Christopher Carson, by his countrymen familiarly called “Kit Carson,” was born in the County of Madison, Kentucky, on December 24, 1809. The Carson family were among the first settlers of Kentucky and became owners of fine farms. Besides being a skillful farmer, the father of Kit Carson was a celebrated hunter. When the Indians of Kentucky quieted down, putting an end to the calls upon his courage and skill as a woodsman, he settled into a simple, respectable farmer. This monotonous life did not suit his disposition, and as the tide of emigration into the wilds of Missouri was then commencing, where both game and the red man still roamed, he resolved to migrate in that direction. Only one year after the birth of his son Christopher, Mr. Carson sold his estate in Kentucky and established himself, with his large family, in that part of the State of Missouri now known as Howard County.
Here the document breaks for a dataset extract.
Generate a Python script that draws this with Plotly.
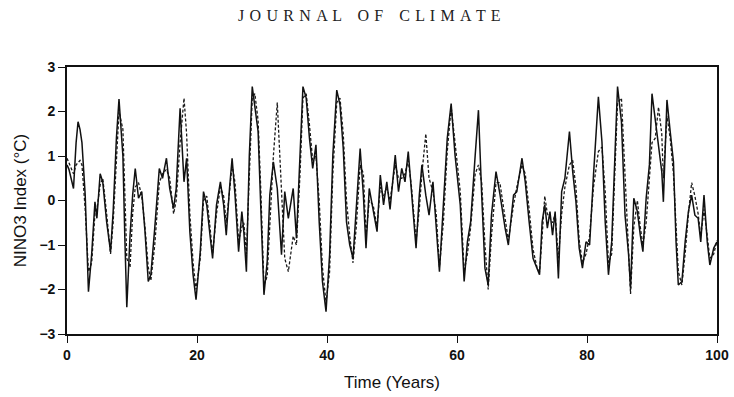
import plotly.graph_objects as go

# Time axis (years) shared by both series
time_years = [0, 0.3, 1.0, 1.4, 1.7, 2.0, 2.3, 2.8, 3.3, 3.8, 4.3, 4.6, 5.1, 5.5, 6.1, 6.7, 7.1, 7.6, 8.0, 8.6,
              8.9, 9.2, 9.7, 10.1, 10.5, 11.0, 11.5, 12.0, 12.5, 12.9, 13.5, 14.2, 14.7, 15.3, 15.8, 16.4, 16.8,
              17.4, 18.0, 18.4, 18.9, 19.4, 19.85, 20.5, 21.0, 21.5, 22.0, 22.4, 23.0, 23.6, 24.1, 24.5, 25.0,
              25.4, 25.85, 26.4, 26.9, 27.2, 27.6, 28.05, 28.5, 28.9, 29.4, 29.8, 30.3, 30.8, 31.2, 31.75, 32.35,
              33.0, 33.5, 34.05, 34.8, 35.3, 35.85, 36.3, 36.8, 37.3, 37.8, 38.3, 38.8, 39.3, 39.85, 40.4, 40.9,
              41.5, 42.0, 42.5, 43.0, 43.5, 44.0, 44.5, 45.1, 45.6, 46.0, 46.5, 47.1, 47.7, 48.2, 48.7, 49.2,
              49.7, 50.5, 51.0, 51.5, 52.0, 52.5, 53.0, 53.7, 54.2, 54.6, 55.2, 55.7, 56.3, 56.8, 57.3, 57.9,
              58.5, 59.1, 59.7, 60.5, 61.1, 61.6, 62.1, 62.8, 63.3, 63.8, 64.3, 64.8, 65.3, 66.0, 66.6, 67.4,
              67.9, 68.7, 69.2, 70.0, 70.5, 71.1, 71.7, 72.3, 72.7, 73.1, 73.5, 73.9, 74.3, 74.7, 75.1, 75.6,
              76.1, 76.6, 77.3, 77.8, 78.3, 78.8, 79.3, 79.85, 80.4, 81.0, 81.75, 82.3, 82.8, 83.3, 83.8, 84.3,
              84.7, 85.3, 85.85, 86.4, 86.7, 87.2, 87.75, 88.2, 88.6, 89.1, 89.6, 90.0, 90.5, 91.0, 91.5, 91.75,
              92.3, 92.8, 93.3, 93.7, 94.05, 94.6, 95.1, 95.6, 96.1, 96.6, 97.1, 97.5, 98.0, 98.5, 98.9, 99.5, 100]

# Solid series (NINO3 index, degC)
nino3_solid = [0.8, 0.7, 0.27, 1.3, 1.77, 1.6, 1.3, 0.12, -2.05, -1.2, -0.03, -0.4, 0.6, 0.42, -0.48, -1.15, -0.25,
               1.4, 2.28, 1.0, -0.85, -2.4, -0.78, 0.12, 0.72, 0.05, 0.2, -0.7, -1.82, -1.67, -0.62, 0.72, 0.5,
               0.95, 0.27, -0.18, 0.27, 2.07, 0.42, 0.95, -0.7, -1.67, -2.23, -1.15, 0.2, -0.1, -0.78, -1.3, -0.1,
               0.42, -0.1, -0.78, 0.27, 0.95, 0.12, -1.15, -0.25, -0.7, -1.6, 1.02, 2.56, 2.15, 1.55, -0.1, -2.12,
               -1.37, 0.12, 0.87, 0.27, -1.22, 0.2, -0.4, 0.27, -0.85, 1.02, 2.56, 2.3, 1.4, 0.72, 1.25, -0.48,
               -1.82, -2.5, -1.22, 1.02, 2.48, 2.15, 1.17, -0.48, -1.0, -1.3, -0.25, 1.17, 0.12, -1.07, 0.27,
               -0.25, -0.7, 0.57, -0.1, 0.42, -0.2, 1.02, 0.2, 0.72, 0.42, 1.1, 0.12, -1.07, 0.12, 0.8, 0.12,
               -0.33, 0.42, -0.55, -1.6, -0.1, 1.4, 2.18, 1.02, -0.1, -1.82, -0.93, -0.48, 1.02, 2.03, 0.12,
               -1.52, -1.9, -0.33, 0.65, 0.15, -0.62, -1.0, 0.12, 0.2, 0.95, 0.42, -0.48, -1.3, -1.52, -1.67,
               -0.48, -0.1, -0.62, -0.25, -0.78, -0.25, -1.75, 0.2, 0.5, 1.55, 0.65, -0.03, -1.07, -1.52, -0.93,
               -1.0, 0.57, 2.33, 1.32, -0.48, -1.67, -0.93, 1.02, 2.56, 1.77, -0.33, -1.22, -1.97, 0.05, -0.25,
               -0.78, -1.15, 0.05, 0.8, 2.4, 1.77, 1.17, 0.65, -0.03, 2.26, 1.55, 0.87, -0.93, -1.9, -1.82, -0.93,
               -0.25, 0.12, -0.33, -0.4, -0.93, 0.12, -0.93, -1.45, -1.07, -0.93]

# Dashed series (NINO3 index, degC)
nino3_dashed = [0.95, 0.85, 0.6, 0.8, 0.85, 0.9, 0.8, -0.2, -1.6, -1.4, -0.3, -0.2, 0.35, 0.5, -0.3, -1.2, -0.5,
                1.0, 2.0, 1.6, 0.2, -1.3, -1.5, -0.3, 0.3, 0.4, 0.1, -0.6, -1.5, -1.8, -1.0, 0.4, 0.6, 0.7, 0.5,
                -0.3, 0.0, 1.3, 2.3, 1.5, -0.3, -1.4, -2.0, -1.3, 0.0, 0.1, -0.6, -1.2, -0.3, 0.3, 0.1, -0.5,
                0.2, 0.8, 0.4, -0.9, -0.6, -0.5, -1.2, 0.6, 2.3, 2.4, 1.8, 0.3, -1.9, -1.7, -0.5, 1.0, 2.2, 0.3,
                -1.3, -1.6, -0.8, -1.0, 0.6, 2.3, 2.4, 1.7, 0.9, 1.0, 0.0, -1.5, -2.3, -1.6, 0.6, 2.2, 2.3, 1.5,
                0.0, -0.8, -1.4, -0.6, 0.8, 0.6, -0.8, 0.0, -0.1, -0.6, 0.3, 0.1, 0.3, 0.0, 0.8, 0.5, 0.5, 0.6,
                0.9, 0.3, -0.9, -0.2, 0.6, 1.5, 0.5, 0.2, -0.3, -1.5, -0.5, 1.1, 2.1, 1.3, 0.2, -1.6, -1.2, -0.6,
                0.6, 0.8, 0.4, -1.0, -2.0, -0.8, 0.4, 0.4, -0.4, -0.9, -0.1, 0.3, 0.8, 0.6, -0.2, -1.1, -1.5,
                -1.6, -0.8, 0.1, -0.3, -0.4, -0.5, -0.3, -1.3, -0.3, 0.3, 0.8, 0.9, 0.3, -0.9, -1.4, -1.2, -0.8,
                0.3, 1.1, 1.2, 0.2, -1.4, -1.2, 0.5, 2.2, 2.3, 0.5, -1.0, -2.1, -0.6, 0.0, -0.6, -1.0, -0.5, 0.5,
                1.3, 1.4, 2.1, 1.5, 0.5, 1.9, 1.4, 0.6, -0.5, -1.6, -1.9, -1.2, -0.3, 0.4, 0.1, -0.3, -0.8, -0.2,
                -0.8, -1.3, -1.2, -0.9]

x_ticks = [0, 20, 40, 60, 80, 100]
y_ticks = [-3, -2, -1, 0, 1, 2, 3]
header_text = "JOURNAL OF CLIMATE"

fig = go.Figure()
fig.add_trace(go.Scatter(x=time_years, y=nino3_dashed, mode="lines",
                         line=dict(color="#1a1a1a", width=1.3, dash="3px,2px"), showlegend=False))
fig.add_trace(go.Scatter(x=time_years, y=nino3_solid, mode="lines",
                         line=dict(color="#111", width=1.5), showlegend=False))

axis_common = dict(showline=True, linecolor="#111", linewidth=1.6, mirror=True, ticks="outside",
                   tickcolor="#111", tickwidth=1.4, ticklen=7, showgrid=False, zeroline=False,
                   automargin=False,
                   tickfont=dict(family="Liberation Sans, Arial", size=14, color="#111", weight="bold"),
                   title_font=dict(family="Liberation Sans, Arial", size=17, color="#111"))

fig.update_xaxes(range=[0, 100], tickvals=x_ticks, title_text="Time (Years)", title_standoff=15, **axis_common)
fig.update_yaxes(range=[-3, 3], tickvals=y_ticks, title_text="NINO3 Index (°C)", title_standoff=8, **axis_common)

# letter-spaced header
spaced = " &nbsp;&nbsp; ".join("&#8202;".join(" ".join(word)) if False else " &#8202;".join(word)
                               for word in header_text.split(" "))
fig.add_annotation(text=spaced, xref="paper", yref="paper",
                   x=0.466, y=1.0, yshift=52, showarrow=False, xanchor="center", yanchor="middle",
                   font=dict(family="Liberation Serif, DejaVu Serif", size=16, color="#222"))

fig.update_layout(width=734, height=397, margin=dict(l=67, r=17, t=67, b=63),
                  paper_bgcolor="white", plot_bgcolor="white")

fig.write_html("out.html")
Howard County, Missouri, was a wilderness on the remote American frontier. At his new home, the father was in his element. His reputation of carrying an unerring rifle and constantly enacting the deeds of a brave man was not long in following him into this wilderness. Mr. Carson’s only assistant on his first arrival in Howard County was his eldest son, Moses Carson, who was afterward settled in the State of California, where he resided twenty-five years before the great California gold discovery was made.

For two or three years after arriving at their new home, the Carson family, with a few neighbors, lived in a picketed log fort. When they were engaged in agricultural pursuits, working their farms, and so forth, it was necessary to plow, sow, and reap under guard. Men were stationed at the sides and extremities of their fields to prevent the working party from being surprised and massacred by wild and hostile savages who infested the country.